Paul Cortesini, David Geary, Rudy Margiotti, and Thomas Zola have a lot in common.

All four live in Hamilton Township, near Trenton. All belong to Local 1360 of the United Food and Commercial Workers, a union representing supermarket workers.

And, most important, they all filed a joint lawsuit against a developer and Hamilton's planning board, saying the board improperly approved the developer's plans to install a Walmart in what is now a dilapidated strip shopping center in their township.

But are they all also shills?

That's the word - among others - the developer's lawyer used to describe the men. "They are stooges for the union," said Mark Kaplin, of Blue Bell. The UFCW has long battled Walmart.

Putting aside whether Kaplin's assertion is true, is it even an issue in today's style of public discourse, where skirmishes are just as likely to be fought in courts as in Congress, or, for that matter, across the bargaining table?

"This is the American way. We use litigation as a political tactic," said Philip Harvey, a professor of law and economics at Rutgers University-Camden.

"We probably recognize and approve of this more than any other society in the world," he said.

There are larger issues, but the immediate one is the fate of the 24.1-acre tract in Hamilton.

That led to two lawsuits.
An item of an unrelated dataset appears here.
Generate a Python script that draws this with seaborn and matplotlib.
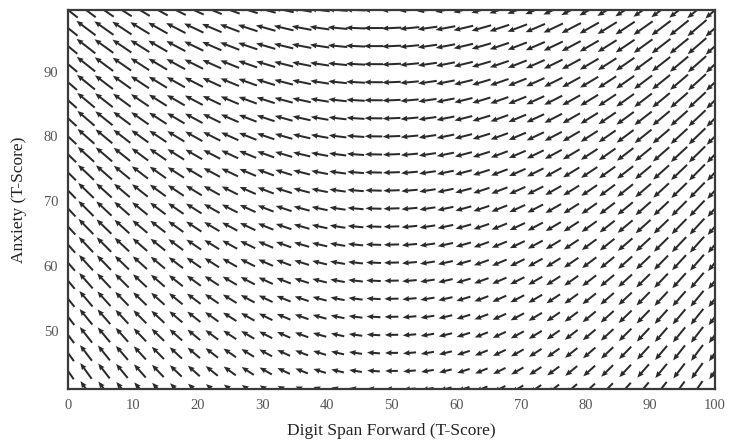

The first was filed June 28 in Mercer County Superior Court by the four men.

The second, the one with the word shill in it, was filed Tuesday in federal court in Camden by Kaplin, representing Peter Abrams, a Montgomery County businessman who heads ARD Hamilton L.L.C., the site developer and landowner.

The federal suit, against UFCW Local 1360, contends that the union put its four members, the "shills," up to filing the Mercer County suit, improperly delaying development, with the potential for a $1.5 million loss.

Walmart, which is primarily nonunion, isn't named as a party in either suit, but its influence looms in both.

"It's a shame that attorneys for special interests are using the legal process to block or delay projects that will brings jobs and new affordable shopping alternatives to the residents of New Jersey," Walmart spokesman William Wertz said.

He declined to say whether the "special interests" include the UFCW.

For years, the union has been battling Walmart across the nation, most recently backing a group of warehouse workers in California, employed by a subcontractor, that went on strike last week.

In Philadelphia, the efforts are organized by UFCW Local 1776, based in Blue Bell. In South Jersey, Local 1360, headquartered in Berlin, has opposed Walmart in Lumberton, Berlin, Cinnaminson, and Woolwich.

By paying its workers less, the UFCW has argued, Walmart makes it more difficult for supermarkets paying higher union wages to compete.

"We want Walmart to be a better employer and a better neighbor," said UFCW spokeswoman Jamie Way, speaking from union headquarters in Washington.

How the four union members feel about being called shills is not known. They did not return phone calls or could not be reached for comment.

Local 1360 president Sam Ferraino Jr. did not respond to more than 10 phone calls to his home and office.

Also unavailable for more than a brief comment was Jeffrey Baron, the Voorhees real estate lawyer who represented the four men in their lawsuit in Mercer County.

"I don't represent the union," he said Wednesday.

It's not unusual for advocacy groups to recruit plaintiffs and fund litigation that champions their causes in the courts, said Harvey, at Rutgers.

"The civil rights movement, abortion, antiabortion - everybody brings lawsuits as a way of applying political pressure," he said.

But there is a wrinkle in the National Labor Relations Act that changes the equations for unions.

Unions can spar with the employers whose workers they are representing or trying to represent, but there are limits to threatening or coercing outside parties built into the labor relations act.

By contrast, Harvey said, if the NAACP or the Sierra Club had backed four members, all Hamilton Township residents, in a similar suit, they could file the same lawsuit without recourse, assuming the suit had merit.

In the Hamilton case, the developer would be the outside party. None of the four men lives within a mile of the site.

"The union has the right to exercise their First Amendment right and object to any company whose activities they don't like within the bounds of the labor laws," said Kaplin, a former Walmart attorney who believes he is the first lawyer to pursue this legal theory against unions that fund their members' litigation against developers.

"They could go before a zoning board if Walmart were the applicant and object to the plan," he said, "but Walmart is not the applicant here."

For Kaplin to win his federal case, Harvey said, he'd have to prove that Cortesini, Geary, Margiotti, and Zola were agents for the union.

Kaplin might be helped by what happened in Cinnaminson. Attorney Baron represented union members who lived there in a state lawsuit against a developer. Superior Court Judge Ronald E. Bookbinder kicked him off the case, saying he violated an evidence order, a side issue.

But Bookbinder's opinion included findings that the members knew little about development issues and believed Local 1360 was paying Baron's fee.

Harvey said that Kaplin would also have to prove that the lawsuit was coercive. But that, he said, would be tough.

"Lawsuits are incredibly coercive," he said, "but they are protected coercion."